= Richard Letts =

Richard Albert Letts is a music advocate and administrator.

==Life and work==
Richard Letts trained as a classical pianist and composer and worked as a jazz band leader in his early years. In 1964 he moved to the University of California (Berkeley), where he completed his PhD in 1971. In 1972 he built and became the director of the East Bay Center for Performing Arts, a community performing arts school in a ghetto on San Francisco’s East Bay. In 1980 he became director of the MacPhail Center for the Arts, the downtown music school of the University of Minnesota in Minneapolis and in 1981 was elected vice-president of the National Guild of Community Schools of the Arts.

In 1982 Letts returned to Australia as director of the music board of the Australia Council, where he initiated major developments in policy that "had a profound influence in reshaping the pattern of government support for music in Australia" (Bebbington 1997). He became director of the Australian Music Centre in 1987, and introduced programs in digitisation, record production, publishing, retailing, the awards program and others.

In 1994, he founded and was inaugural executive director of the Music Council of Australia.

In 2005, he was elected president of the International Music Council, based in UNESCO in Paris. He was responsible for some major innovations in its program, including the establishment of an international music sector development program, the weekly e-bulletin Music World News, and the initiation of the IMC Musical Rights Awards.

==Recognition and awards==
- 1996: Member of the Order of Australia (AM) under the Australian honours system, for services to music.

===APRA Awards===
The APRA Awards are held in Australia and New Zealand by the Australasian Performing Right Association to recognise songwriting skills, sales and airplay performance by its members annually.

! Ref.

| Year | Nominee / work | Award | Result | Ref. |
|---|---|---|---|---|
| 2008 | Richard Letts | Long-Term Contribution to the Advancement of Australian Music | Won |  |

===Bernard Heinze Memorial Award===
The Sir Bernard Heinze Memorial Award is given to a person who has made an outstanding contribution to music in Australia.
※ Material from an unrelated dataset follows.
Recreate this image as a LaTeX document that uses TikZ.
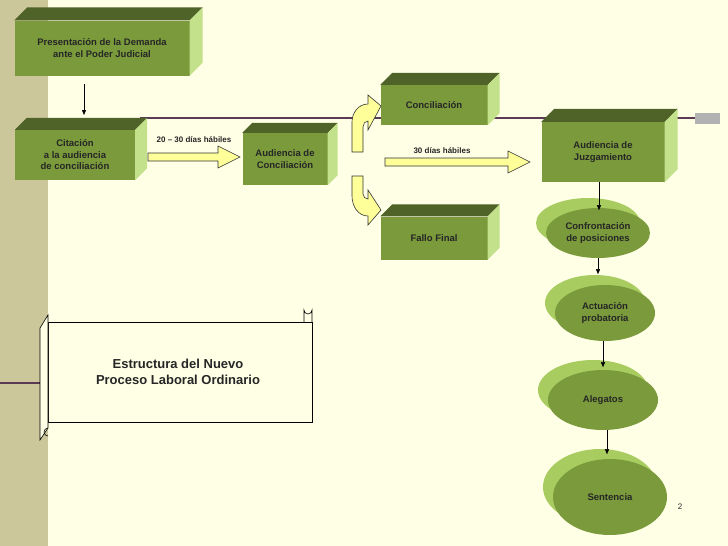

| Year | Nominee / work | Award | Result |
|---|---|---|---|
| 2020 | Richard Letts | Sir Bernard Heinze Memorial Award | awarded |

==Selected writings==
All monographs are available for loan from the Australian Music Centre.
- Creative musicianship and psychological growth : bases in some theories of personality, creativity, instruction, aesthetics and music, for a music curriculum for the late twentieth century. Thesis (Ph.D. (Educ.)) - University of California, Berkeley, 1971.
- Music board medium range plan. Sydney: Australia Council, 1985.
- The Arts on the Edge of Chaos. Report commissioned by the Australia Council, 1995. Unpublished.
- Opportunities for Australian musical works in North Asia, 1988.
- Your career as a composer Sydney: Allen & Unwin. Australia Council, 1994.
- The ART of Self Promotion : Successful Promotion by Musicians. Commissioned by the Australia Council. Sydney: Allen and Unwin, 1996.
- The Effects of Globalisation on Music in Five Contrasting Countries: Australia, Germany, Nigeria, The Philippines and Uruguay. Global research project commissioned by the International Music Council, 2003.
- A statistical framework for the music sector : for the Statistics Working Group of the Cultural Ministers Council / a scoping study with Hans-Hoegh Guldberg. Canberra : Department of Communications, Information Technology and the Arts, 2004.
- The Protection and Promotion of Musical Diversity, 2006. Global research project carried out by the International Music Council, commissioned by UNESCO. With consultants from Europe, Latin America, Africa, Arab World, Asia.
- Sound Links: Exploring the Dynamics of Musical Communities in Australia, and Their Potential for Informing Collaboration with Music in Schools, 2009. Research partnership of Music Council of Australia with the Queensland Conservatorium Research Centre, funded by the Australian Research Council. With Brydie Leigh-Bartleet, Peter Dunbar-Hall, Huib Schippers May 2009.